Balls are rounder and shorter, and are not wound to have a center pull end. Many of the popular yarns are sold in balls. If you try to pull from the center of a ball you will get a tangle.
A hank is a long loop of yarn that is twisted into a bundle. You cannot knit directly from a hank, you need to wind hanks into a cake or ball before you can use them.
A skein is similar to a ball, but it’s formed into a tubular shape. It’s the typical shape that most people think of when they think of yarn. Most of the yarn brands sell in this form Skein form as it is ready-to-use. It’s very common to hear the word ‘skein’ used to refer to ‘a unit of yarn’.

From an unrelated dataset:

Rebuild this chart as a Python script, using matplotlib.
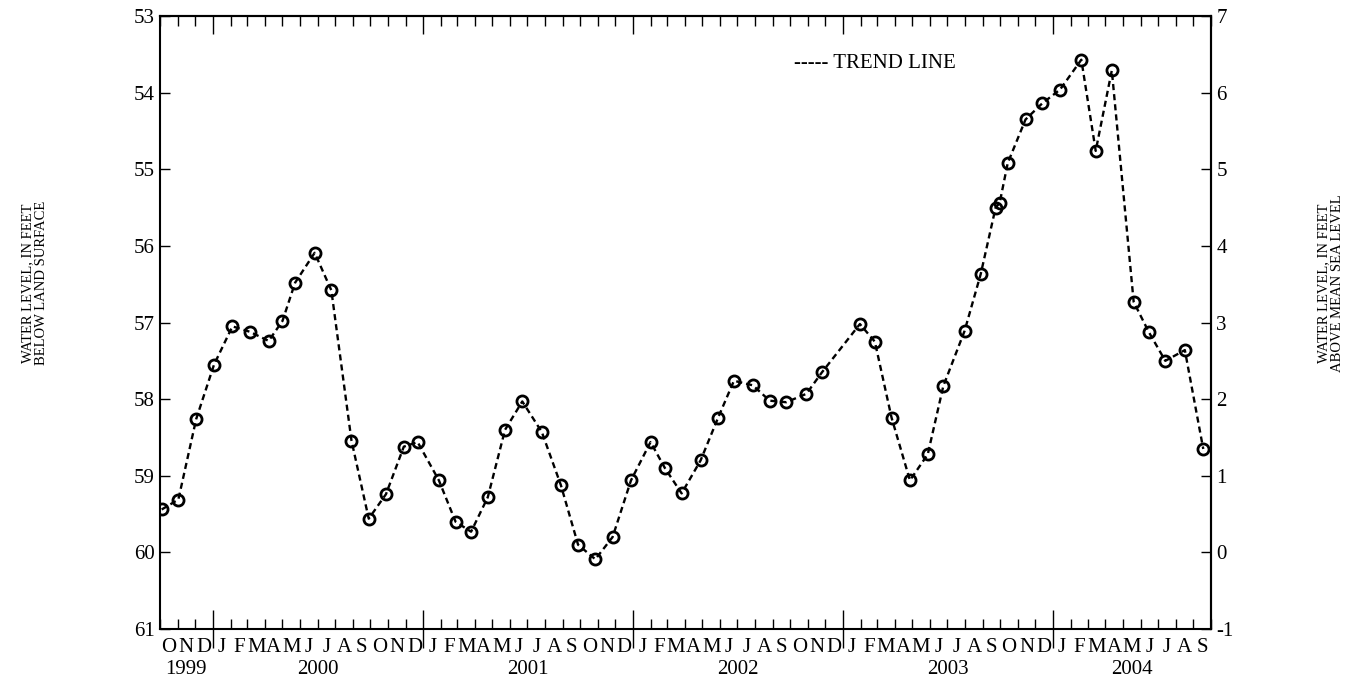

Donut Ball is center-pull, which distinguishes it from ‘balls’. It is used for packaging slippery luxury yarn that needs to boast its luster. The Donut Ball often depends on a label piercing its open center to give it structure, hence it falls apart once you remove the label and start knitting with it. Donut Balls need to be rewound into balls, without stretching the yarn, and then knit with it in that form.
A cake is what comes off of a ball-winder, a cylinder with a flat top and bottom. These bundles are center-pull, which means that you can pull the yarn from the center for knitting.